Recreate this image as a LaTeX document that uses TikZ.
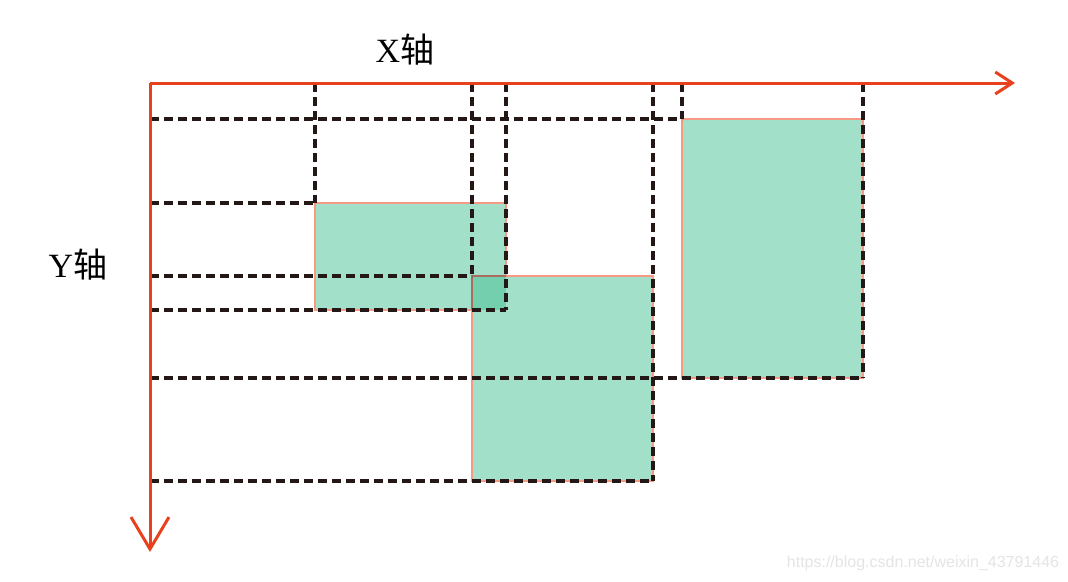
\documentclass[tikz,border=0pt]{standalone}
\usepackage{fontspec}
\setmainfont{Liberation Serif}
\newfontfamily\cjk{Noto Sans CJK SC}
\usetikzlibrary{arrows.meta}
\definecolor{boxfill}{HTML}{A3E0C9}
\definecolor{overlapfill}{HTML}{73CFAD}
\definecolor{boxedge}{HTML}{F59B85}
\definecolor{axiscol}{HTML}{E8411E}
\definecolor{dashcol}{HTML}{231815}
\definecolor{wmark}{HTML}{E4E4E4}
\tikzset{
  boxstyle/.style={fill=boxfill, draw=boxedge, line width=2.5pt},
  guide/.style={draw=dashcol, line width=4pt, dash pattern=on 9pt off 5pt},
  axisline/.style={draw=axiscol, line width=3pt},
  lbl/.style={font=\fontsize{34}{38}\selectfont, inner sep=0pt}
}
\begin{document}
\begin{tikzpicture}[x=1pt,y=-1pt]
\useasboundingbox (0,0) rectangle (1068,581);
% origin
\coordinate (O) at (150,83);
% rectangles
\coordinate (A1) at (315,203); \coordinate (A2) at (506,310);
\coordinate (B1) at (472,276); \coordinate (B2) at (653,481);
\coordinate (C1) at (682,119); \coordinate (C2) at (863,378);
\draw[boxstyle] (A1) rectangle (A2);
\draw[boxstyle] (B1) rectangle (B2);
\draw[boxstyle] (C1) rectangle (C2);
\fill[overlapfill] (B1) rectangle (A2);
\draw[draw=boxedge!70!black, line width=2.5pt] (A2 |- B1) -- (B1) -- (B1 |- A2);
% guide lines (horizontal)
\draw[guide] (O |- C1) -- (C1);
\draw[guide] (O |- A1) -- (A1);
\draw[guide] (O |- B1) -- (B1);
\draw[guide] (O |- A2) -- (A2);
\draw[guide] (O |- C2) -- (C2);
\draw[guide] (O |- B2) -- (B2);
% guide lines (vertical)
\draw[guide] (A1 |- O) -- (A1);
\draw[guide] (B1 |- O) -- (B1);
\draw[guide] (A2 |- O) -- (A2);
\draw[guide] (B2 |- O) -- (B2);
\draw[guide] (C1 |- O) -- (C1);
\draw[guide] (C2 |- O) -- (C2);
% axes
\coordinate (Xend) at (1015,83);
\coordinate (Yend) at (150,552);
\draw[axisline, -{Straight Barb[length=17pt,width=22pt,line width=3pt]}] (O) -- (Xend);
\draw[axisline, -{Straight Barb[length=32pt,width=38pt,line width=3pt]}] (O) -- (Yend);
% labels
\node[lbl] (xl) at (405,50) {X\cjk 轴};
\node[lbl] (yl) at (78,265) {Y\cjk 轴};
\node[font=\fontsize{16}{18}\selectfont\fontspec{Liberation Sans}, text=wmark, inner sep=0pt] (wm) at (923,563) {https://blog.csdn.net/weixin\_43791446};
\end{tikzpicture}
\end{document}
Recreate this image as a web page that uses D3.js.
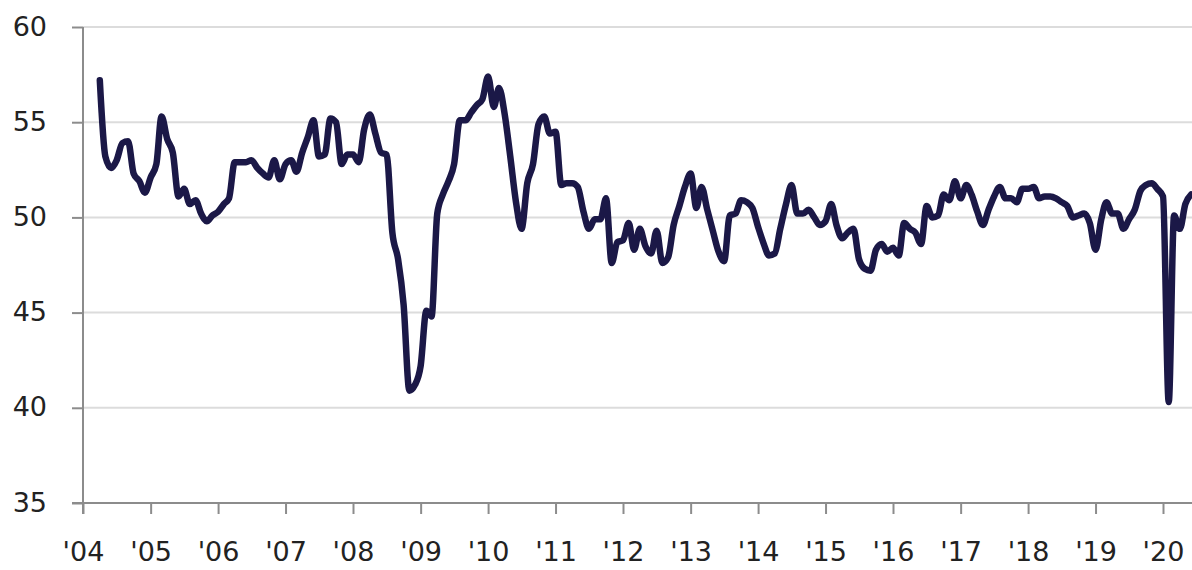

- Your task -
Restate every record exactly, please; do not copy the pictures.

- Answer -
Recreate this image as a LaTeX document that uses TikZ.
\documentclass[tikz,border=0pt]{standalone}
\usepackage{fontspec}
\setmainfont{Liberation Serif}
\newfontfamily\cjk{Noto Sans CJK SC}
\usetikzlibrary{arrows.meta}
\definecolor{boxfill}{HTML}{A3E0C9}
\definecolor{overlapfill}{HTML}{73CFAD}
\definecolor{boxedge}{HTML}{F59B85}
\definecolor{axiscol}{HTML}{E8411E}
\definecolor{dashcol}{HTML}{231815}
\definecolor{wmark}{HTML}{E4E4E4}
\tikzset{
  boxstyle/.style={fill=boxfill, draw=boxedge, line width=2.5pt},
  guide/.style={draw=dashcol, line width=4pt, dash pattern=on 9pt off 5pt},
  axisline/.style={draw=axiscol, line width=3pt},
  lbl/.style={font=\fontsize{34}{38}\selectfont, inner sep=0pt}
}
\begin{document}
\begin{tikzpicture}[x=1pt,y=-1pt]
\useasboundingbox (0,0) rectangle (1068,581);
% origin
\coordinate (O) at (150,83);
% rectangles
\coordinate (A1) at (315,203); \coordinate (A2) at (506,310);
\coordinate (B1) at (472,276); \coordinate (B2) at (653,481);
\coordinate (C1) at (682,119); \coordinate (C2) at (863,378);
\draw[boxstyle] (A1) rectangle (A2);
\draw[boxstyle] (B1) rectangle (B2);
\draw[boxstyle] (C1) rectangle (C2);
\fill[overlapfill] (B1) rectangle (A2);
\draw[draw=boxedge!70!black, line width=2.5pt] (A2 |- B1) -- (B1) -- (B1 |- A2);
% guide lines (horizontal)
\draw[guide] (O |- C1) -- (C1);
\draw[guide] (O |- A1) -- (A1);
\draw[guide] (O |- B1) -- (B1);
\draw[guide] (O |- A2) -- (A2);
\draw[guide] (O |- C2) -- (C2);
\draw[guide] (O |- B2) -- (B2);
% guide lines (vertical)
\draw[guide] (A1 |- O) -- (A1);
\draw[guide] (B1 |- O) -- (B1);
\draw[guide] (A2 |- O) -- (A2);
\draw[guide] (B2 |- O) -- (B2);
\draw[guide] (C1 |- O) -- (C1);
\draw[guide] (C2 |- O) -- (C2);
% axes
\coordinate (Xend) at (1015,83);
\coordinate (Yend) at (150,552);
\draw[axisline, -{Straight Barb[length=17pt,width=22pt,line width=3pt]}] (O) -- (Xend);
\draw[axisline, -{Straight Barb[length=32pt,width=38pt,line width=3pt]}] (O) -- (Yend);
% labels
\node[lbl] (xl) at (405,50) {X\cjk 轴};
\node[lbl] (yl) at (78,265) {Y\cjk 轴};
\node[font=\fontsize{16}{18}\selectfont\fontspec{Liberation Sans}, text=wmark, inner sep=0pt] (wm) at (923,563) {https://blog.csdn.net/weixin\_43791446};
\end{tikzpicture}
\end{document}
Recreate this image as a web page that uses D3.js.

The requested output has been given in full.